** START Material **
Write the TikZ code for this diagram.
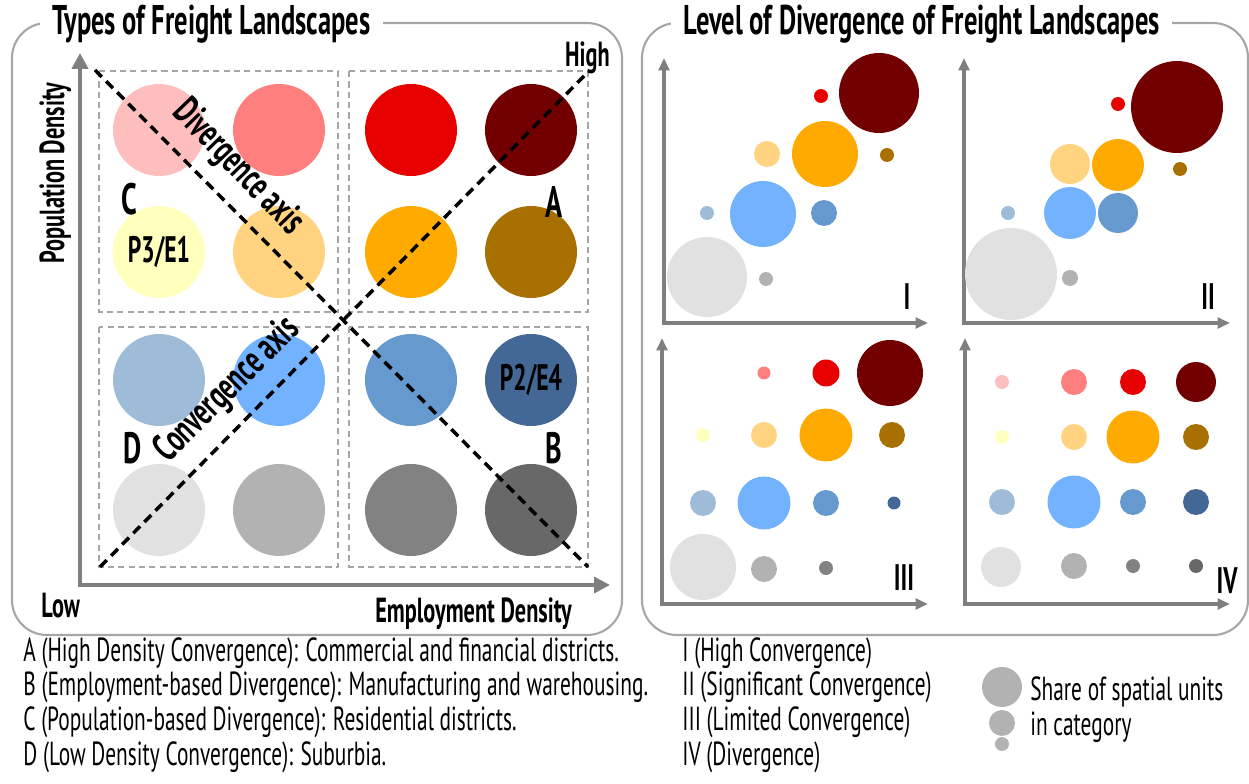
\documentclass[tikz,border=0pt]{standalone}
\usepackage{fontspec}
\setmainfont{PT Sans}[FakeStretch=0.64]
\usetikzlibrary{arrows.meta}

\definecolor{frameGray}{HTML}{A6A6A6}
\definecolor{axisGray}{HTML}{7F7F7F}
% rows: pop. density high -> low, columns: emp. density low -> high
\definecolor{col11}{HTML}{FFBEBE}
\definecolor{col12}{HTML}{FF7F7F}
\definecolor{col13}{HTML}{E60000}
\definecolor{col14}{HTML}{730000}
\definecolor{col21}{HTML}{FFFFBE}
\definecolor{col22}{HTML}{FFD37F}
\definecolor{col23}{HTML}{FFAA00}
\definecolor{col24}{HTML}{A87000}
\definecolor{col31}{HTML}{9EBBD7}
\definecolor{col32}{HTML}{73B2FF}
\definecolor{col33}{HTML}{6699CD}
\definecolor{col34}{HTML}{436895}
\definecolor{col41}{HTML}{E1E1E1}
\definecolor{col42}{HTML}{B2B2B2}
\definecolor{col43}{HTML}{828282}
\definecolor{col44}{HTML}{686868}

\begin{document}
\begin{tikzpicture}[x=0.02cm,y=-0.02cm,
	frame/.style={draw=frameGray,line width=1.2pt,rounded corners=0.7cm},
	head/.style={fill=white,inner xsep=7pt,inner ysep=1pt,anchor=base west,font=\bfseries\fontsize{23.6}{26}\selectfont},
	quad/.style={draw=frameGray,line width=1.1pt,dash pattern=on 3.5pt off 2.4pt},
	diag/.style={draw=black,line width=2pt,dash pattern=on 5.5pt off 3.5pt},
	bigaxis/.style={draw=axisGray,line width=2.8pt,{Triangle[length=9pt,width=9pt]}-{Triangle[length=9pt,width=9pt]}},
	smallaxis/.style={draw=axisGray,line width=2pt,{Triangle[length=7pt,width=6pt]}-{Triangle[length=7pt,width=6pt]}},
	dot/.style={circle,inner sep=0pt,minimum size=1.84cm,fill=#1},
	bub/.style={circle,inner sep=0pt,minimum size=#1*0.04cm},
	axlbl/.style={font=\bfseries\fontsize{19.8}{22}\selectfont,inner sep=0pt},
	slant/.style={font=\bfseries\fontsize{22.5}{25}\selectfont,inner sep=0pt},
	letter/.style={font=\bfseries\fontsize{25}{28}\selectfont,inner sep=0pt},
	inlbl/.style={font=\bfseries\fontsize{21}{24}\selectfont,inner sep=0pt},
	roman/.style={anchor=base,font=\bfseries\fontsize{21}{24}\selectfont,inner sep=0pt},
	desc/.style={anchor=base west,font=\fontsize{19}{22}\selectfont,inner sep=0pt}]

\useasboundingbox (0,0) rectangle (1249,784);

%% panels
\draw[frame] (12,23) rectangle (622,635);
\draw[frame] (642,23) rectangle (1248,635);
\node[head] (typesTitle) at (40,35) {Types of Freight Landscapes};
\node[head] (levelTitle) at (671,35) {Level of Divergence of Freight Landscapes};

%% quadrant boxes
\draw[quad] (99,71) rectangle (338,312);
\draw[quad] (349,71) rectangle (588,312);
\draw[quad] (99,327) rectangle (338,567);
\draw[quad] (349,327) rectangle (588,567);

%% circles
\foreach \y/\r in {130/1,252/2,380/3,510/4}{
	\foreach \x/\k in {159/1,279/2,411/3,531/4}{
		\node[dot=col\r\k] (q\r\k) at (\x,\y) {};
	}
}
\node[inlbl] at (q21) {P3/E1};
\node[inlbl] at (q34) {P2/E4};

\node[letter] (lblC) at (129,199) {C};
\node[letter] (lblA) at (554,202) {A};
\node[letter] (lblD) at (133,448) {D};
\node[letter] (lblB) at (554,448) {B};

%% axes
\coordinate (orig) at (80,585);
\coordinate (ytip) at (80,53);
\coordinate (xtip) at (610,585);
\draw[bigaxis] (ytip) -- (orig) -- (xtip);
\node[axlbl,anchor=base,rotate=90] (popLbl) at (64,173) {Population Density};
\node[axlbl,anchor=base west] (empLbl) at (375,622) {Employment Density};
\node[axlbl,anchor=base west] (low) at (41,617) {Low};
\node[axlbl,anchor=base east] (high) at (610,67) {High};

%% divergence / convergence
\coordinate (divA) at (95,70);
\coordinate (divB) at (588,567);
\coordinate (conA) at (100,567);
\coordinate (conB) at (588,72);
\draw[diag] (divA) -- (divB);
\draw[diag] (conA) -- (conB);
\node[slant,rotate=-46] (divLbl) at (238,168) {Divergence axis};
\node[slant,rotate=45] (conLbl) at (228,390) {Convergence axis};

%% chart I
\draw[smallaxis] (664,58) -- (664,323) -- (928,323);
\foreach \x/\y/\r/\c [count=\n] in {879/93/40/col14,821/96/7/col13,825/154/33/col23,767/154/13/col22,887/155/7/col24,
	763/214/33/col32,707/213/7/col31,824/213/13/col33,707/277/40/col41,766/279/7/col42}{
	\node[bub=\r,fill=\c] (one\n) at (\x,\y) {};
}
\node[roman] (numI) at (907,310) {I};

%% chart II
\draw[smallaxis] (964,58) -- (964,323) -- (1230,323);
\foreach \x/\y/\r/\c [count=\n] in {1177/107/46/col14,1118/104/7/col13,1180/169/7/col24,1070/164/20/col22,1118/165/26/col23,
	1008/213/7/col31,1070/213/26/col32,1118/213/20/col33,1011/274/46/col41,1070/278/8/col42}{
	\node[bub=\r,fill=\c] (two\n) at (\x,\y) {};
}
\node[roman] (numII) at (1208,310) {II};

%% chart III
\draw[smallaxis] (662,338) -- (662,604) -- (928,604);
\foreach \x/\y/\r/\c [count=\n] in {764/373/6.5/col12,826/373/13.5/col13,890/373/33/col14,
	703/435/7/col21,764/435/13/col22,826/435/26.5/col23,892/435/13/col24,
	703/503/13/col31,764/503/26.5/col32,826/503/13/col33,894/503/6.5/col34,
	703/567/33/col41,764/569/13/col42,826/568/7/col43}{
	\node[bub=\r,fill=\c] (three\n) at (\x,\y) {};
}
\node[roman] (numIII) at (904,590) {III};

%% chart IV
\draw[smallaxis] (965,338) -- (965,604) -- (1230,604);
\foreach \x/\y/\r/\c [count=\n] in {1002/382/7/col11,1074/382/13/col12,1133/382/13/col13,1196/382/20/col14,
	1002/437/7/col21,1074/437/13/col22,1133/437/26.5/col23,1196/437/13/col24,
	1002/502/13/col31,1074/502/26.5/col32,1133/502/13/col33,1196/502/13/col34,
	1001/567/20/col41,1074/566/13/col42,1133/566/7/col43,1196/566/7/col44}{
	\node[bub=\r,fill=\c] (four\n) at (\x,\y) {};
}
\node[roman] (numIV) at (1227,593) {IV};

%% legend
\node[desc] (typeA) at (23,661) {A (High Density Convergence): Commercial and financial districts.};
\node[desc] (typeB) at (23,695) {B (Employment-based Divergence): Manufacturing and warehousing.};
\node[desc] (typeC) at (23,730) {C (Population-based Divergence): Residential districts.};
\node[desc] (typeD) at (23,765) {D (Low Density Convergence): Suburbia.};
\node[desc] (lvlI) at (682,661) {I (High Convergence)};
\node[desc] (lvlII) at (682,695) {II (Significant Convergence)};
\node[desc] (lvlIII) at (682,730) {III (Limited Convergence)};
\node[desc] (lvlIV) at (682,765) {IV (Divergence)};

\node[bub=20,fill=col42] (shareBig) at (1002,687) {};
\node[bub=13,fill=col42] (shareMid) at (1002,723) {};
\node[bub=7,fill=col42] (shareSmall) at (1002,744) {};
\node[desc] (share1) at (1030,700) {Share of spatial units};
\node[desc] (share2) at (1030,735) {in category};

\end{tikzpicture}
\end{document}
** END Material **
■ What is asked ■
Extract every line of the data exactly; pictures stay out.

■ Task result ■
Write the TikZ code for this diagram.
\documentclass[tikz,border=0pt]{standalone}
\usepackage{fontspec}
\setmainfont{PT Sans}[FakeStretch=0.64]
\usetikzlibrary{arrows.meta}

\definecolor{frameGray}{HTML}{A6A6A6}
\definecolor{axisGray}{HTML}{7F7F7F}
% rows: pop. density high -> low, columns: emp. density low -> high
\definecolor{col11}{HTML}{FFBEBE}
\definecolor{col12}{HTML}{FF7F7F}
\definecolor{col13}{HTML}{E60000}
\definecolor{col14}{HTML}{730000}
\definecolor{col21}{HTML}{FFFFBE}
\definecolor{col22}{HTML}{FFD37F}
\definecolor{col23}{HTML}{FFAA00}
\definecolor{col24}{HTML}{A87000}
\definecolor{col31}{HTML}{9EBBD7}
\definecolor{col32}{HTML}{73B2FF}
\definecolor{col33}{HTML}{6699CD}
\definecolor{col34}{HTML}{436895}
\definecolor{col41}{HTML}{E1E1E1}
\definecolor{col42}{HTML}{B2B2B2}
\definecolor{col43}{HTML}{828282}
\definecolor{col44}{HTML}{686868}

\begin{document}
\begin{tikzpicture}[x=0.02cm,y=-0.02cm,
	frame/.style={draw=frameGray,line width=1.2pt,rounded corners=0.7cm},
	head/.style={fill=white,inner xsep=7pt,inner ysep=1pt,anchor=base west,font=\bfseries\fontsize{23.6}{26}\selectfont},
	quad/.style={draw=frameGray,line width=1.1pt,dash pattern=on 3.5pt off 2.4pt},
	diag/.style={draw=black,line width=2pt,dash pattern=on 5.5pt off 3.5pt},
	bigaxis/.style={draw=axisGray,line width=2.8pt,{Triangle[length=9pt,width=9pt]}-{Triangle[length=9pt,width=9pt]}},
	smallaxis/.style={draw=axisGray,line width=2pt,{Triangle[length=7pt,width=6pt]}-{Triangle[length=7pt,width=6pt]}},
	dot/.style={circle,inner sep=0pt,minimum size=1.84cm,fill=#1},
	bub/.style={circle,inner sep=0pt,minimum size=#1*0.04cm},
	axlbl/.style={font=\bfseries\fontsize{19.8}{22}\selectfont,inner sep=0pt},
	slant/.style={font=\bfseries\fontsize{22.5}{25}\selectfont,inner sep=0pt},
	letter/.style={font=\bfseries\fontsize{25}{28}\selectfont,inner sep=0pt},
	inlbl/.style={font=\bfseries\fontsize{21}{24}\selectfont,inner sep=0pt},
	roman/.style={anchor=base,font=\bfseries\fontsize{21}{24}\selectfont,inner sep=0pt},
	desc/.style={anchor=base west,font=\fontsize{19}{22}\selectfont,inner sep=0pt}]

\useasboundingbox (0,0) rectangle (1249,784);

%% panels
\draw[frame] (12,23) rectangle (622,635);
\draw[frame] (642,23) rectangle (1248,635);
\node[head] (typesTitle) at (40,35) {Types of Freight Landscapes};
\node[head] (levelTitle) at (671,35) {Level of Divergence of Freight Landscapes};

%% quadrant boxes
\draw[quad] (99,71) rectangle (338,312);
\draw[quad] (349,71) rectangle (588,312);
\draw[quad] (99,327) rectangle (338,567);
\draw[quad] (349,327) rectangle (588,567);

%% circles
\foreach \y/\r in {130/1,252/2,380/3,510/4}{
	\foreach \x/\k in {159/1,279/2,411/3,531/4}{
		\node[dot=col\r\k] (q\r\k) at (\x,\y) {};
	}
}
\node[inlbl] at (q21) {P3/E1};
\node[inlbl] at (q34) {P2/E4};

\node[letter] (lblC) at (129,199) {C};
\node[letter] (lblA) at (554,202) {A};
\node[letter] (lblD) at (133,448) {D};
\node[letter] (lblB) at (554,448) {B};

%% axes
\coordinate (orig) at (80,585);
\coordinate (ytip) at (80,53);
\coordinate (xtip) at (610,585);
\draw[bigaxis] (ytip) -- (orig) -- (xtip);
\node[axlbl,anchor=base,rotate=90] (popLbl) at (64,173) {Population Density};
\node[axlbl,anchor=base west] (empLbl) at (375,622) {Employment Density};
\node[axlbl,anchor=base west] (low) at (41,617) {Low};
\node[axlbl,anchor=base east] (high) at (610,67) {High};

%% divergence / convergence
\coordinate (divA) at (95,70);
\coordinate (divB) at (588,567);
\coordinate (conA) at (100,567);
\coordinate (conB) at (588,72);
\draw[diag] (divA) -- (divB);
\draw[diag] (conA) -- (conB);
\node[slant,rotate=-46] (divLbl) at (238,168) {Divergence axis};
\node[slant,rotate=45] (conLbl) at (228,390) {Convergence axis};

%% chart I
\draw[smallaxis] (664,58) -- (664,323) -- (928,323);
\foreach \x/\y/\r/\c [count=\n] in {879/93/40/col14,821/96/7/col13,825/154/33/col23,767/154/13/col22,887/155/7/col24,
	763/214/33/col32,707/213/7/col31,824/213/13/col33,707/277/40/col41,766/279/7/col42}{
	\node[bub=\r,fill=\c] (one\n) at (\x,\y) {};
}
\node[roman] (numI) at (907,310) {I};

%% chart II
\draw[smallaxis] (964,58) -- (964,323) -- (1230,323);
\foreach \x/\y/\r/\c [count=\n] in {1177/107/46/col14,1118/104/7/col13,1180/169/7/col24,1070/164/20/col22,1118/165/26/col23,
	1008/213/7/col31,1070/213/26/col32,1118/213/20/col33,1011/274/46/col41,1070/278/8/col42}{
	\node[bub=\r,fill=\c] (two\n) at (\x,\y) {};
}
\node[roman] (numII) at (1208,310) {II};

%% chart III
\draw[smallaxis] (662,338) -- (662,604) -- (928,604);
\foreach \x/\y/\r/\c [count=\n] in {764/373/6.5/col12,826/373/13.5/col13,890/373/33/col14,
	703/435/7/col21,764/435/13/col22,826/435/26.5/col23,892/435/13/col24,
	703/503/13/col31,764/503/26.5/col32,826/503/13/col33,894/503/6.5/col34,
	703/567/33/col41,764/569/13/col42,826/568/7/col43}{
	\node[bub=\r,fill=\c] (three\n) at (\x,\y) {};
}
\node[roman] (numIII) at (904,590) {III};

%% chart IV
\draw[smallaxis] (965,338) -- (965,604) -- (1230,604);
\foreach \x/\y/\r/\c [count=\n] in {1002/382/7/col11,1074/382/13/col12,1133/382/13/col13,1196/382/20/col14,
	1002/437/7/col21,1074/437/13/col22,1133/437/26.5/col23,1196/437/13/col24,
	1002/502/13/col31,1074/502/26.5/col32,1133/502/13/col33,1196/502/13/col34,
	1001/567/20/col41,1074/566/13/col42,1133/566/7/col43,1196/566/7/col44}{
	\node[bub=\r,fill=\c] (four\n) at (\x,\y) {};
}
\node[roman] (numIV) at (1227,593) {IV};

%% legend
\node[desc] (typeA) at (23,661) {A (High Density Convergence): Commercial and financial districts.};
\node[desc] (typeB) at (23,695) {B (Employment-based Divergence): Manufacturing and warehousing.};
\node[desc] (typeC) at (23,730) {C (Population-based Divergence): Residential districts.};
\node[desc] (typeD) at (23,765) {D (Low Density Convergence): Suburbia.};
\node[desc] (lvlI) at (682,661) {I (High Convergence)};
\node[desc] (lvlII) at (682,695) {II (Significant Convergence)};
\node[desc] (lvlIII) at (682,730) {III (Limited Convergence)};
\node[desc] (lvlIV) at (682,765) {IV (Divergence)};

\node[bub=20,fill=col42] (shareBig) at (1002,687) {};
\node[bub=13,fill=col42] (shareMid) at (1002,723) {};
\node[bub=7,fill=col42] (shareSmall) at (1002,744) {};
\node[desc] (share1) at (1030,700) {Share of spatial units};
\node[desc] (share2) at (1030,735) {in category};

\end{tikzpicture}
\end{document}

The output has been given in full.